Pretending to be a Better Person: 4 Nice Tips
You have to pick your family up from the airport in half an hour. Nobody else can do it but you’re convinced that you have a really bad disease and this cool show about Bigfoot is about to start. A super awesome idea about making a double-decker peanut butter and jelly sandwich just popped into your head too. What do you do?
If you chose Bigfoot, you’re exactly like me. Well, at least how I used to be. Until I decided to become a better person. Ok, maybe I didn’t really decide that but, like, at least three people are really convinced that I did. Maybe you can do like I did and trick people into thinking that there’s a new and improved you. It’s at least worth a shot.
Here’s a few nice tips that I’ve used to brainwash people into thinking that I’m actually trustworthy and decent. They might be able to help you out, too.
GIVE PEOPLE STUFF
Nothing says “I care about you,” quite like a piece of chicken in her face. This Mother’s Day, give back to your mom for all that she’s given to you. Just make sure you don’t leave without sniffing her face for crumbs.
But don’t stop with the chicken for your mom! Actually, yeah. Stop there. It’s way too expensive to be going out and just picking shit up for your friends all the time.
DONATE AND SHIT
The next time a store asks you to donate a dollar to a great cause, do it. Just make sure your name is going up on the wall with the rest of the charity hall-of-famers. Sign your name as Showtime to be sure it sticks out. Then get wild in that bitch! Hang out by your sign and let everyone know who the fuck Showtime is! You just donated to a charity! You can do whatever the fuck you want!
Let people know what’s up. Leave a note at your work station or at home if you’re going to be away. The more honest, the better. Don’t be afraid to be descriptive. Draw pictures, estimate the time you’ll be away. Whatever helps the people around you think that you would actually care about keeping in touch with them.
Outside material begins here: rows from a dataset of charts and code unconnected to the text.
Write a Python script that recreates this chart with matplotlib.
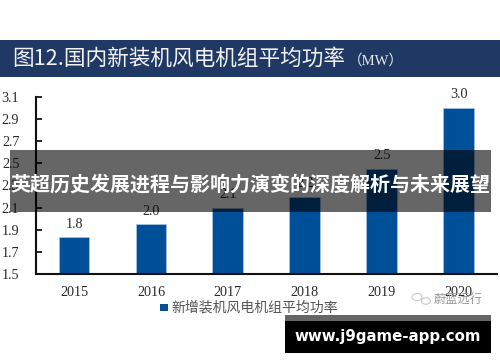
import matplotlib
matplotlib.use("Agg")
from matplotlib import pyplot as plt
from matplotlib.patches import Rectangle, Circle

years = ["2015", "2016", "2017", "2018", "2019", "2020"]
values = [1.83, 1.95, 2.10, 2.20, 2.45, 3.00]
value_labels = ["1.8", "2.0", "2.1", "2.2", "2.5", "3.0"]
yticks = [1.5, 1.7, 1.9, 2.1, 2.3, 2.5, 2.7, 2.9, 3.1]

title = "图12.国内新装机风电机组平均功率"
unit = "（MW）"
legend_name = "新增装机风电机组平均功率"
banner = "英超历史发展进程与影响力演变的深度解析与未来展望"
site = "www.j9game-app.com"
wechat = "蔚蓝远行"

W, H = 500, 362
CJK = ["Noto Sans CJK SC", "DejaVu Sans"]
SERIF = ["Liberation Serif", "DejaVu Serif"]


def fx(x):
    return x / W


def fy(y):
    return 1 - y / H


def box(x0, y0, x1, y1, **kw):
    # pixel box, y measured from the top of the picture
    r = Rectangle((fx(x0), fy(y1)), (x1 - x0) / W, (y1 - y0) / H,
                  transform=fig.transFigure, linewidth=0, **kw)
    fig.add_artist(r)
    return r


fig = plt.figure(figsize=(5, 3.62), dpi=100)

box(0, 40, 500, 76.5, color="#1f3864", zorder=1)
fig.text(fx(12), fy(59), title, family=CJK, fontsize=15.6, color="#f2f2f2",
         va="center", ha="left", zorder=2)
fig.text(fx(348), fy(61), unit, family=SERIF + ["Noto Sans CJK SC"], fontsize=10.5,
         color="#e8e8e8", va="center", ha="left", zorder=2)

ax = fig.add_axes([fx(36), fy(274), (497 - 36) / W, (274 - 97) / H])
ax.bar(range(len(years)), values, width=0.40, color="#004f99",
       edgecolor="#a9c6e4", linewidth=0.5, label=legend_name)
for i, v in enumerate(values):
    ax.text(i, v + 0.06, value_labels[i], family=SERIF, fontsize=10.2,
            color="#2b2b2b", ha="center", va="bottom")

ax.set_xlim(-0.495, 5.5)
ax.set_ylim(1.5, 3.1)
ax.set_yticks(yticks)
ax.set_yticklabels(["%.1f" % t for t in yticks], family=SERIF, fontsize=10.2,
                   color="#2b2b2b")
ax.set_xticks(range(len(years)))
ax.set_xticklabels(years, family=SERIF, fontsize=10.2, color="#2b2b2b")
ax.tick_params(axis="y", direction="in", length=4, width=1.2, pad=12)
ax.tick_params(axis="x", length=0, pad=9)
for s in ["top", "right"]:
    ax.spines[s].set_visible(False)
ax.spines["left"].set_linewidth(1.5)
ax.spines["bottom"].set_linewidth(1.5)
ax.spines["left"].set_color("#111111")
ax.spines["bottom"].set_color("#111111")

# legend
box(160, 304, 168, 311, color="#004f99", zorder=3)
fig.text(fx(171), fy(308), legend_name, family=CJK, fontsize=10, color="#555555",
         va="center", ha="left", zorder=3)

# wechat mark
for cx, cy, r in [(417, 297, 5), (426, 301, 4.5)]:
    fig.add_artist(Circle((fx(cx), fy(cy)), r / W, transform=fig.transFigure,
                          fill=False, edgecolor="#c4c4c4", linewidth=0.7, zorder=5))
fig.text(fx(434), fy(299), wechat, family=CJK, fontsize=8.8, color="#9a9a9a",
         va="center", ha="left", zorder=5)

# overlays
box(10, 150, 491, 212, color="#000000", alpha=0.6, zorder=6)
fig.text(fx(250.5), fy(184), banner, family=CJK, fontsize=14.4, weight="bold",
         color="white", va="center", ha="center", zorder=7)

box(285, 315, 491, 321, color="#666666", zorder=6)
box(285, 321, 491, 353, color="#000000", zorder=6)
fig.text(fx(387.5), fy(336.5), site, family=["DejaVu Sans"], fontsize=10.8, weight="bold",
         color="white", va="center", ha="center", zorder=7)

fig.savefig("out.png", dpi=100)
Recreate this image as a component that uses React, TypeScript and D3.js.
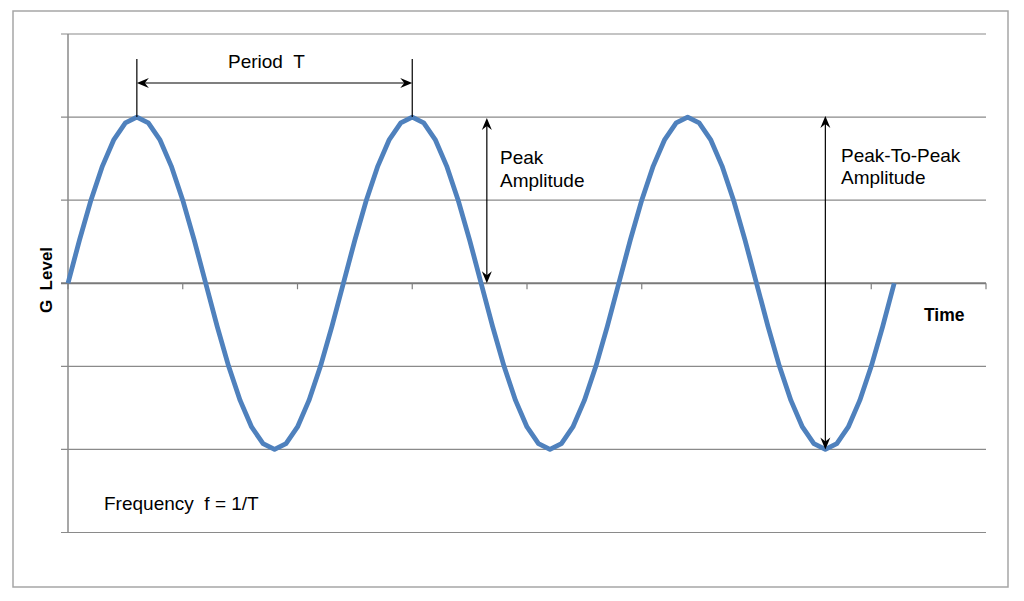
import * as d3 from 'd3';

// category axis: 81 slots, a tick every 10
const categoryCount = 80;
const xTickValues = [0, 10, 20, 30, 40, 50, 60, 70, 80];
const yTickValues = [-3, -2, -1, 0, 1, 2, 3];

// G level sampled every 15 degrees, three full periods
const gLevel = [
  0, 0.52, 1, 1.41, 1.73, 1.93, 2, 1.93, 1.73, 1.41, 1, 0.52,
  0, -0.52, -1, -1.41, -1.73, -1.93, -2, -1.93, -1.73, -1.41, -1, -0.52,
  0, 0.52, 1, 1.41, 1.73, 1.93, 2, 1.93, 1.73, 1.41, 1, 0.52,
  0, -0.52, -1, -1.41, -1.73, -1.93, -2, -1.93, -1.73, -1.41, -1, -0.52,
  0, 0.52, 1, 1.41, 1.73, 1.93, 2, 1.93, 1.73, 1.41, 1, 0.52,
  0, -0.52, -1, -1.41, -1.73, -1.93, -2, -1.93, -1.73, -1.41, -1, -0.52,
  0,
];

const FONT = "Arial, 'Liberation Sans', sans-serif";
const W = 1024;
const H = 601;
const margin = { left: 68, right: 38, top: 34, bottom: 68.5 };

function Head({ x, y, angle }: { x: number; y: number; angle: number }) {
  // stealth style arrowhead, tip at (x,y), pointing along angle (deg)
  return (
    <path
      d="M0,0 L-12,-5 L-8,0 L-12,5 Z"
      transform={`translate(${x},${y}) rotate(${angle})`}
      fill="#000"
    />
  );
}

export default function App() {
  const x = d3.scaleLinear().domain([0, categoryCount]).range([margin.left, W - margin.right]);
  const y = d3.scaleLinear().domain([-3, 3]).range([H - margin.bottom, margin.top]);

  const line = d3.line<number>()
    .x((_, i) => x(i))
    .y((d) => y(d));

  const gridColor = '#8a8a8a';
  const peakA = 6;
  const peakB = 30;
  const ampX = 36.5;
  const p2pX = 66;
  const periodY = y(2.41);

  return (
    <svg width={W} height={H} style={{ position: 'absolute', left: 0, top: 0, background: '#fff' }}>
      <rect x={13} y={11} width={995} height={576} fill="#fff" stroke="#a6a6a6" strokeWidth={1.5} />

      {/* horizontal gridlines, with small ticks left of the axis */}
      {yTickValues.filter((v) => v !== 0).map((v) => (
        <line key={v} x1={x(0) - 7} x2={x(categoryCount)} y1={y(v)} y2={y(v)} stroke={gridColor} strokeWidth={1.2} />
      ))}

      {/* y axis */}
      <line x1={x(0)} x2={x(0)} y1={y(-3)} y2={y(3)} stroke={gridColor} strokeWidth={1.5} />

      {/* zero line with ticks */}
      <line x1={x(0) - 7} x2={x(categoryCount)} y1={y(0)} y2={y(0)} stroke="#7a7a7a" strokeWidth={2.2} />
      {xTickValues.map((t) => (
        <line key={t} x1={x(t)} x2={x(t)} y1={y(0)} y2={y(0) + 6} stroke="#808080" strokeWidth={1.2} />
      ))}

      <path d={line(gLevel) ?? ''} fill="none" stroke="#4f81bd" strokeWidth={4.8} strokeLinejoin="round" />

      {/* period annotation */}
      <line x1={x(peakA)} x2={x(peakA)} y1={y(2.7)} y2={y(2)} stroke="#000" strokeWidth={1.2} />
      <line x1={x(peakB)} x2={x(peakB)} y1={y(2.7)} y2={y(2)} stroke="#000" strokeWidth={1.2} />
      <line x1={x(peakA) + 4} x2={x(peakB) - 4} y1={periodY} y2={periodY} stroke="#000" strokeWidth={1.2} />
      <Head x={x(peakA)} y={periodY} angle={180} />
      <Head x={x(peakB)} y={periodY} angle={0} />
      <text x={228} y={68} fontFamily={FONT} fontSize={19} fill="#000" style={{ whiteSpace: 'pre' }}>
        {'Period  T'}
      </text>

      {/* peak amplitude */}
      <line x1={x(ampX)} x2={x(ampX)} y1={y(2) + 4} y2={y(0) - 4} stroke="#000" strokeWidth={1.2} />
      <Head x={x(ampX)} y={y(2) + 1} angle={-90} />
      <Head x={x(ampX)} y={y(0)} angle={90} />
      <text x={500} y={164} fontFamily={FONT} fontSize={19} fill="#000">Peak</text>
      <text x={500} y={187} fontFamily={FONT} fontSize={19} fill="#000">Amplitude</text>

      {/* peak to peak amplitude */}
      <line x1={x(p2pX)} x2={x(p2pX)} y1={y(2) + 4} y2={y(-2) - 4} stroke="#000" strokeWidth={1.2} />
      <Head x={x(p2pX)} y={y(2) - 1} angle={-90} />
      <Head x={x(p2pX)} y={y(-2)} angle={90} />
      <text x={841} y={162} fontFamily={FONT} fontSize={19} fill="#000">Peak-To-Peak</text>
      <text x={841} y={184} fontFamily={FONT} fontSize={19} fill="#000">Amplitude</text>

      {/* axis titles */}
      <text x={924} y={321} fontFamily={FONT} fontSize={17.5} fontWeight="bold" fill="#000">Time</text>
      <text
        transform="translate(52,280) rotate(-90)"
        textAnchor="middle"
        fontFamily={FONT}
        fontSize={17}
        fontWeight="bold"
        fill="#000"
        style={{ whiteSpace: 'pre' }}
      >
        {'G  Level'}
      </text>

      <text x={104} y={510} fontFamily={FONT} fontSize={19} fill="#000" style={{ whiteSpace: 'pre' }}>
        {'Frequency  f = 1/T'}
      </text>
    </svg>
  );
}
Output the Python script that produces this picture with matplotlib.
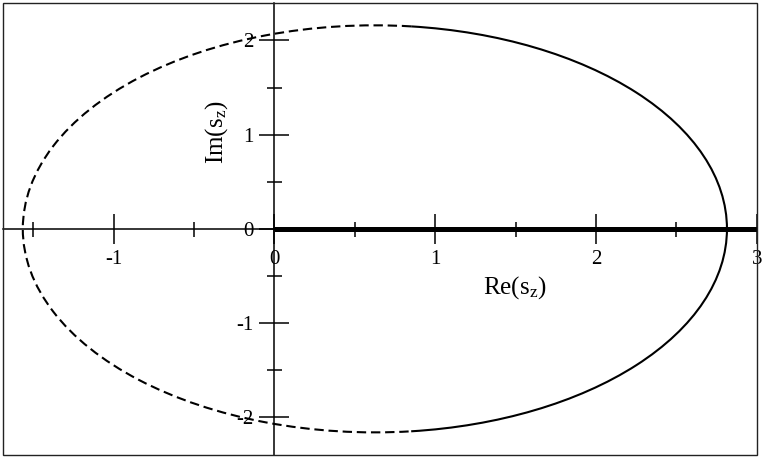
import numpy as np
import matplotlib
matplotlib.use("Agg")
import matplotlib.pyplot as plt
from matplotlib.patches import Arc, Rectangle

# axis ranges and ticks
x_limits = [-1.69, 3.0]
y_limits = [-2.4, 2.4]
x_major = [-1, 0, 1, 2, 3]
x_minor = [-1.5, -0.5, 0.5, 1.5, 2.5]
y_major = [-2, -1, 0, 1, 2]
y_minor = [-1.5, -0.5, 0.5, 1.5]

# ellipse
ell_center = (0.625, 0.0)
ell_semi_re = 2.19
ell_semi_im = 2.16
solid_angles = (-84, 84)
dashed_angles = (84, 276)

# thick segment on the real axis
seg_x = [0, 3]
seg_y = [0, 0]

plt.rcParams['font.family'] = ['Liberation Serif', 'DejaVu Serif']
plt.rcParams['mathtext.fontset'] = 'custom'
plt.rcParams['mathtext.rm'] = 'Liberation Serif'
plt.rcParams['mathtext.default'] = 'regular'
plt.rcParams['axes.unicode_minus'] = False

fig = plt.figure(figsize=(7.63, 4.59), dpi=100)
ax = fig.add_axes([2.7/763, 4.0/459, 754.0/763, 452.3/459])

ax.set_xlim(x_limits)
ax.set_ylim(y_limits)

for side in ['top', 'right']:
    ax.spines[side].set_visible(False)
ax.spines['left'].set_position('zero')
ax.spines['bottom'].set_position('zero')
ax.spines['left'].set_linewidth(1.1)
ax.spines['bottom'].set_linewidth(1.1)

# outer frame
ax.add_patch(Rectangle((0, 0), 1, 1, transform=ax.transAxes, fill=False,
                       edgecolor='#222222', linewidth=1.0, clip_on=False, zorder=5))

ax.set_xticks(x_major)
ax.set_xticks(x_minor, minor=True)
ax.set_yticks(y_major)
ax.set_yticks(y_minor, minor=True)
ax.tick_params(which='major', direction='inout', length=21.6, width=1.1,
               labelsize=15, pad=4.5)
ax.tick_params(which='minor', direction='inout', length=10.8, width=1.1)

ax.plot(seg_x, seg_y, color='black', linewidth=3.6, solid_capstyle='butt', zorder=3)

ax.add_patch(Arc(ell_center, 2*ell_semi_re, 2*ell_semi_im,
                 theta1=solid_angles[0], theta2=solid_angles[1],
                 color='black', linewidth=1.5))
ax.add_patch(Arc(ell_center, 2*ell_semi_re, 2*ell_semi_im,
                 theta1=dashed_angles[0], theta2=dashed_angles[1],
                 color='black', linewidth=1.5, linestyle=(0, (4.5, 2.3))))

ax.set_xlabel('Re(s$_z$)', fontsize=18)
ax.xaxis.set_label_coords(0.679, 0.371)
ax.xaxis.label.set_va('center')
ax.set_ylabel('Im(s$_z$)', fontsize=18)
ax.yaxis.set_label_coords(0.283, 0.714)
ax.yaxis.label.set_va('center')

fig.savefig('out.png', dpi=100)
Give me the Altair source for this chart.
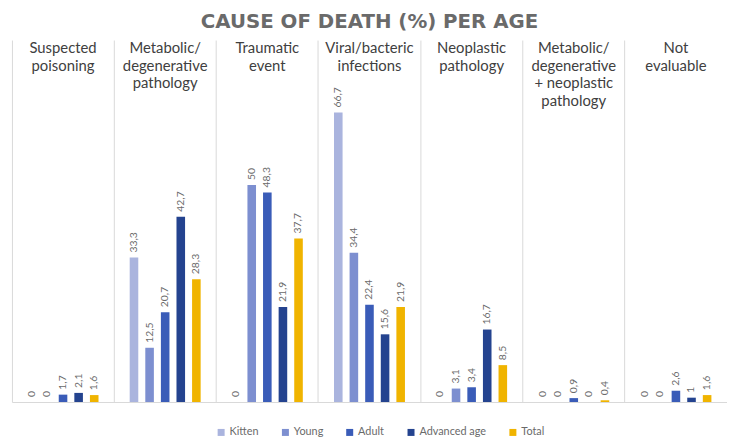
import altair as alt
import pandas as pd

categories = [
    "Suspected poisoning",
    "Metabolic/degenerative pathology",
    "Traumatic event",
    "Viral/bacteric infections",
    "Neoplastic pathology",
    "Metabolic/degenerative + neoplastic pathology",
    "Not evaluable",
]
headers = [
    "Suspected\npoisoning",
    "Metabolic/\ndegenerative\npathology",
    "Traumatic\nevent",
    "Viral/bacteric\ninfections",
    "Neoplastic\npathology",
    "Metabolic/\ndegenerative\n+ neoplastic\npathology",
    "Not\nevaluable",
]
series = ["Kitten", "Young", "Adult", "Advanced age", "Total"]
kitten = [0, 33.3, 0, 66.7, 0, 0, 0]
young = [0, 12.5, 50, 34.4, 3.1, 0, 0]
adult = [1.7, 20.7, 48.3, 22.4, 3.4, 0.9, 2.6]
advanced = [2.1, 42.7, 21.9, 15.6, 16.7, 0, 1]
total = [1.6, 28.3, 37.7, 21.9, 8.5, 0.4, 1.6]
colors = ["#aab4de", "#7d8fd0", "#3a5cb8", "#24438f", "#f0b400"]

values = [kitten, young, adult, advanced, total]


def fmt(v):
    s = str(int(v)) if float(v).is_integer() else str(v)
    return s.replace(".", ",")


rows = []
for s, vals in zip(series, values):
    for c, v in zip(categories, vals):
        rows.append({"cat": c, "series": s, "value": v, "label": fmt(v)})
df = pd.DataFrame(rows)
hdf = pd.DataFrame({"cat": categories, "header": headers})

FONT = "Lato"

x = alt.X(
    "cat:N",
    sort=categories,
    scale=alt.Scale(paddingInner=0, paddingOuter=0),
    axis=alt.Axis(
        labels=False, ticks=False, title=None, grid=True, bandPosition=0,
        gridColor="#d9d9d9", gridWidth=1, domainColor="#d9d9d9", domainWidth=1,
    ),
)
xo = alt.XOffset("series:N", sort=series, scale=alt.Scale(paddingInner=0.45, paddingOuter=1.0))
y = alt.Y("value:Q", scale=alt.Scale(domain=[0, 83.4], nice=False), axis=None)

bars = alt.Chart(df).mark_bar().encode(
    x=x,
    xOffset=xo,
    y=y,
    color=alt.Color(
        "series:N",
        sort=series,
        scale=alt.Scale(domain=series, range=colors),
        legend=alt.Legend(
            title=None, orient="none", direction="horizontal",
            legendX=206, legendY=391, symbolType="square", symbolSize=50,
            labelFontSize=11, labelColor="#6a6a6a", labelFont=FONT,
            columnPadding=21, symbolStrokeWidth=0, labelOffset=3,
        ),
    ),
)

labels = alt.Chart(df).mark_text(
    angle=270, align="left", baseline="middle", dx=5, fontSize=10.5,
    color="#6a6a6a", font=FONT,
).encode(x=alt.X("cat:N", sort=categories), xOffset=xo, y=y, text="label:N")

head = alt.Chart(hdf).mark_text(
    baseline="top", align="center", fontSize=15, color="#404040",
    font=FONT, lineBreak="\n", lineHeight=18,
).encode(x=alt.X("cat:N", sort=categories), y=alt.value(1), text="header:N")

chart = (
    alt.layer(bars, labels, head)
    .properties(
        width=723,
        height=366,
        padding={"left": 4, "top": 2, "right": 0, "bottom": 0},
        title=alt.TitleParams(
            "CAUSE OF DEATH (%) PER AGE", fontSize=20, fontWeight="bold",
            color="#6a6a6a", font="DejaVu Sans", anchor="middle", offset=8,
        ),
    )
    .configure_view(stroke=None)
)
chart.save("out.html", embed_options={"renderer": "svg", "actions": False})
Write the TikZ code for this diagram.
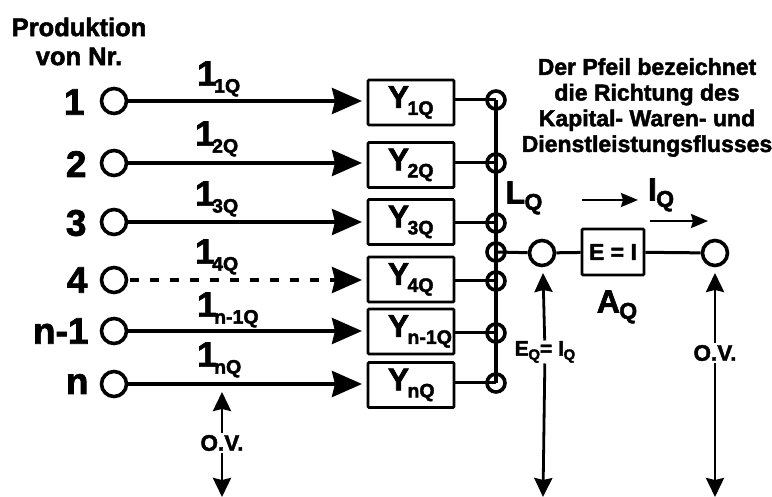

You should always try to be there for your friends. But like everything else in life, being supportive has its limits. In this instance, that limit is funerals. Your friends can’t expect the world from you and you need to lay down the law in this scenario. “I’m sorry, but I can’t make it to the funeral. My chest actually hurts. A lot,” you explain in an email you send to their work account over the weekend. Your friend gets all mad but it’s one of those sad-mads so you know everything will be fine in a couple weeks.
After all, people die from chest pain every day. If anything, you were just protecting them from another tragedy. What a great friend you are!
These four tips helped me get back on my grandma’s Christmas money list. I can only hope they’ll work half as well for you.